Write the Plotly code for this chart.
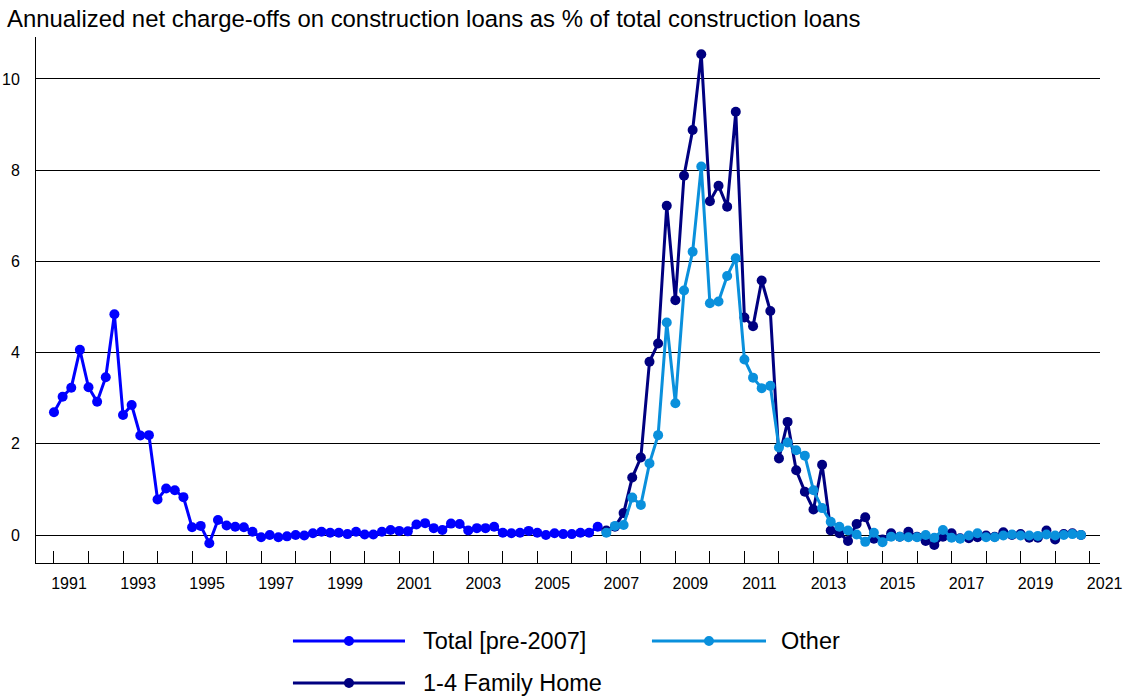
import plotly.graph_objects as go

# Quarterly net charge-off rates (% of construction loans, annualized)
total_start = 1991.0       # first quarter of the Total series (1991 Q1)
split_start = 2007.0       # first quarter of the split series (2007 Q1)

total_pre_2007 = [
    2.69, 3.03, 3.23, 4.06, 3.24, 2.92, 3.46, 4.84,
    2.63, 2.85, 2.18, 2.19, 0.78, 1.02, 0.98, 0.83,
    0.17, 0.20, -0.18, 0.33, 0.21, 0.18, 0.17, 0.07,
    -0.05, 0.00, -0.05, -0.03, 0.00, -0.01, 0.04, 0.07,
    0.05, 0.05, 0.02, 0.07, 0.01, 0.01, 0.07, 0.11,
    0.09, 0.08, 0.23, 0.26, 0.15, 0.11, 0.25, 0.24,
    0.10, 0.15, 0.15, 0.18, 0.05, 0.04, 0.05, 0.09,
    0.05, 0.00, 0.04, 0.02, 0.02, 0.05, 0.05, 0.18,
]

family_home = [
    0.10, 0.18, 0.48, 1.26, 1.70, 3.80, 4.20, 7.22,
    5.15, 7.88, 8.88, 10.54, 7.32, 7.66, 7.20, 9.28,
    4.77, 4.58, 5.58, 4.91, 1.68, 2.48, 1.42, 0.95,
    0.56, 1.54, 0.10, 0.04, -0.13, 0.24, 0.39, -0.08,
    -0.10, 0.04, -0.04, 0.07, -0.04, -0.13, -0.22, -0.04,
    0.04, -0.07, -0.07, -0.05, -0.01, -0.04, 0.06, 0.00,
    0.02, -0.06, -0.06, 0.10, -0.10, 0.02, 0.04, 0.00,
]

other = [
    0.05, 0.20, 0.22, 0.82, 0.66, 1.57, 2.19, 4.66,
    2.89, 5.36, 6.21, 8.08, 5.08, 5.12, 5.68, 6.07,
    3.85, 3.45, 3.22, 3.27, 1.92, 2.03, 1.86, 1.74,
    0.98, 0.59, 0.29, 0.18, 0.10, 0.01, -0.15, 0.05,
    -0.16, -0.04, -0.04, -0.05, -0.05, 0.00, -0.06, 0.11,
    -0.06, -0.08, -0.01, 0.04, -0.05, -0.05, -0.01, 0.01,
    -0.01, -0.01, -0.02, 0.01, -0.01, 0.00, 0.02, 0.00,
]

colors = {"Total [pre-2007]": "#0000FF", "Other": "#0A90DC", "1-4 Family Home": "#000080"}

year_ticks = list(range(1991, 2022))
year_labels = [str(y) if y % 2 == 1 else "" for y in year_ticks]
y_ticks = [0, 2, 4, 6, 8, 10]


def quarters(start, n):
    return [start + i / 4 for i in range(n)]


FONT = "Liberation Sans, Arial, sans-serif"

fig = go.Figure()

def add_series(name, start, values):
    fig.add_trace(go.Scatter(
        x=quarters(start, len(values)), y=values, name=name,
        mode="lines+markers",
        line=dict(color=colors[name], width=3),
        marker=dict(color=colors[name], size=10),
        showlegend=False, hoverinfo="x+y+name",
    ))

add_series("Total [pre-2007]", total_start, total_pre_2007)
add_series("1-4 Family Home", split_start, family_home)
add_series("Other", split_start, other)

# Legend keys drawn below the plot: long line with a dot in the middle
shapes = []
annotations = []
legend_slots = [
    # name, line start, line end, text start, row (paper coords)
    ("Total [pre-2007]", 0.2415, 0.3468, 0.3637, -0.1483),
    ("Other", 0.5789, 0.6861, 0.7002, -0.1483),
    ("1-4 Family Home", 0.2415, 0.3468, 0.3637, -0.2281),
]
for name, x0, x1, xt, yy in legend_slots:
    c = colors[name]
    shapes.append(dict(type="line", xref="paper", yref="paper",
                       x0=x0, x1=x1, y0=yy, y1=yy,
                       line=dict(color=c, width=3)))
    xm = (x0 + x1) / 2
    shapes.append(dict(type="circle", xref="paper", yref="paper",
                       xsizemode="pixel", ysizemode="pixel",
                       xanchor=xm, yanchor=yy, x0=-5, x1=5, y0=-5, y1=5,
                       fillcolor=c, line=dict(color=c, width=0)))
    annotations.append(dict(text=name, xref="paper", yref="paper",
                            x=xt, y=yy, xanchor="left", yanchor="middle",
                            xshift=-2, showarrow=False,
                            font=dict(size=23.5, color="black", family=FONT)))

fig.update_layout(
    width=1130, height=696,
    margin=dict(l=36, r=30, t=37, b=133),
    paper_bgcolor="white", plot_bgcolor="white",
    font=dict(family=FONT, color="black"),
    title=dict(text="Annualized net charge-offs on construction loans as % of total construction loans",
               x=7 / 1130, xref="container", xanchor="left",
               y=1 - 19 / 696, yref="container", yanchor="middle",
               font=dict(size=23.9, color="black", family=FONT)),
    shapes=shapes, annotations=annotations,
    showlegend=False,
)

fig.update_xaxes(
    range=[1990.479, 2021.30],
    tickmode="array", tickvals=year_ticks, ticktext=year_labels,
    ticks="inside", ticklen=12, tickwidth=1, tickcolor="black",
    ticklabelshift=15, ticklabelstandoff=6,
    showline=True, linecolor="black", linewidth=1,
    showgrid=False, zeroline=False, automargin=False,
    tickfont=dict(size=16, color="black"),
)

fig.update_yaxes(
    range=[-0.614, 10.92],
    tickmode="array", tickvals=y_ticks,
    ticks="", ticklabelstandoff=12,
    showline=True, linecolor="black", linewidth=1,
    showgrid=True, gridcolor="black", gridwidth=1,
    zeroline=True, zerolinecolor="black", zerolinewidth=1,
    automargin=False,
    tickfont=dict(size=16, color="black"),
)

fig.write_html("out.html")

- **Required task**
Leave the pictures out and output the rest of the listing exactly.

- **Complete answer**
Write the Plotly code for this chart.
import plotly.graph_objects as go

# Quarterly net charge-off rates (% of construction loans, annualized)
total_start = 1991.0       # first quarter of the Total series (1991 Q1)
split_start = 2007.0       # first quarter of the split series (2007 Q1)

total_pre_2007 = [
    2.69, 3.03, 3.23, 4.06, 3.24, 2.92, 3.46, 4.84,
    2.63, 2.85, 2.18, 2.19, 0.78, 1.02, 0.98, 0.83,
    0.17, 0.20, -0.18, 0.33, 0.21, 0.18, 0.17, 0.07,
    -0.05, 0.00, -0.05, -0.03, 0.00, -0.01, 0.04, 0.07,
    0.05, 0.05, 0.02, 0.07, 0.01, 0.01, 0.07, 0.11,
    0.09, 0.08, 0.23, 0.26, 0.15, 0.11, 0.25, 0.24,
    0.10, 0.15, 0.15, 0.18, 0.05, 0.04, 0.05, 0.09,
    0.05, 0.00, 0.04, 0.02, 0.02, 0.05, 0.05, 0.18,
]

family_home = [
    0.10, 0.18, 0.48, 1.26, 1.70, 3.80, 4.20, 7.22,
    5.15, 7.88, 8.88, 10.54, 7.32, 7.66, 7.20, 9.28,
    4.77, 4.58, 5.58, 4.91, 1.68, 2.48, 1.42, 0.95,
    0.56, 1.54, 0.10, 0.04, -0.13, 0.24, 0.39, -0.08,
    -0.10, 0.04, -0.04, 0.07, -0.04, -0.13, -0.22, -0.04,
    0.04, -0.07, -0.07, -0.05, -0.01, -0.04, 0.06, 0.00,
    0.02, -0.06, -0.06, 0.10, -0.10, 0.02, 0.04, 0.00,
]

other = [
    0.05, 0.20, 0.22, 0.82, 0.66, 1.57, 2.19, 4.66,
    2.89, 5.36, 6.21, 8.08, 5.08, 5.12, 5.68, 6.07,
    3.85, 3.45, 3.22, 3.27, 1.92, 2.03, 1.86, 1.74,
    0.98, 0.59, 0.29, 0.18, 0.10, 0.01, -0.15, 0.05,
    -0.16, -0.04, -0.04, -0.05, -0.05, 0.00, -0.06, 0.11,
    -0.06, -0.08, -0.01, 0.04, -0.05, -0.05, -0.01, 0.01,
    -0.01, -0.01, -0.02, 0.01, -0.01, 0.00, 0.02, 0.00,
]

colors = {"Total [pre-2007]": "#0000FF", "Other": "#0A90DC", "1-4 Family Home": "#000080"}

year_ticks = list(range(1991, 2022))
year_labels = [str(y) if y % 2 == 1 else "" for y in year_ticks]
y_ticks = [0, 2, 4, 6, 8, 10]


def quarters(start, n):
    return [start + i / 4 for i in range(n)]


FONT = "Liberation Sans, Arial, sans-serif"

fig = go.Figure()

def add_series(name, start, values):
    fig.add_trace(go.Scatter(
        x=quarters(start, len(values)), y=values, name=name,
        mode="lines+markers",
        line=dict(color=colors[name], width=3),
        marker=dict(color=colors[name], size=10),
        showlegend=False, hoverinfo="x+y+name",
    ))

add_series("Total [pre-2007]", total_start, total_pre_2007)
add_series("1-4 Family Home", split_start, family_home)
add_series("Other", split_start, other)

# Legend keys drawn below the plot: long line with a dot in the middle
shapes = []
annotations = []
legend_slots = [
    # name, line start, line end, text start, row (paper coords)
    ("Total [pre-2007]", 0.2415, 0.3468, 0.3637, -0.1483),
    ("Other", 0.5789, 0.6861, 0.7002, -0.1483),
    ("1-4 Family Home", 0.2415, 0.3468, 0.3637, -0.2281),
]
for name, x0, x1, xt, yy in legend_slots:
    c = colors[name]
    shapes.append(dict(type="line", xref="paper", yref="paper",
                       x0=x0, x1=x1, y0=yy, y1=yy,
                       line=dict(color=c, width=3)))
    xm = (x0 + x1) / 2
    shapes.append(dict(type="circle", xref="paper", yref="paper",
                       xsizemode="pixel", ysizemode="pixel",
                       xanchor=xm, yanchor=yy, x0=-5, x1=5, y0=-5, y1=5,
                       fillcolor=c, line=dict(color=c, width=0)))
    annotations.append(dict(text=name, xref="paper", yref="paper",
                            x=xt, y=yy, xanchor="left", yanchor="middle",
                            xshift=-2, showarrow=False,
                            font=dict(size=23.5, color="black", family=FONT)))

fig.update_layout(
    width=1130, height=696,
    margin=dict(l=36, r=30, t=37, b=133),
    paper_bgcolor="white", plot_bgcolor="white",
    font=dict(family=FONT, color="black"),
    title=dict(text="Annualized net charge-offs on construction loans as % of total construction loans",
               x=7 / 1130, xref="container", xanchor="left",
               y=1 - 19 / 696, yref="container", yanchor="middle",
               font=dict(size=23.9, color="black", family=FONT)),
    shapes=shapes, annotations=annotations,
    showlegend=False,
)

fig.update_xaxes(
    range=[1990.479, 2021.30],
    tickmode="array", tickvals=year_ticks, ticktext=year_labels,
    ticks="inside", ticklen=12, tickwidth=1, tickcolor="black",
    ticklabelshift=15, ticklabelstandoff=6,
    showline=True, linecolor="black", linewidth=1,
    showgrid=False, zeroline=False, automargin=False,
    tickfont=dict(size=16, color="black"),
)

fig.update_yaxes(
    range=[-0.614, 10.92],
    tickmode="array", tickvals=y_ticks,
    ticks="", ticklabelstandoff=12,
    showline=True, linecolor="black", linewidth=1,
    showgrid=True, gridcolor="black", gridwidth=1,
    zeroline=True, zerolinecolor="black", zerolinewidth=1,
    automargin=False,
    tickfont=dict(size=16, color="black"),
)

fig.write_html("out.html")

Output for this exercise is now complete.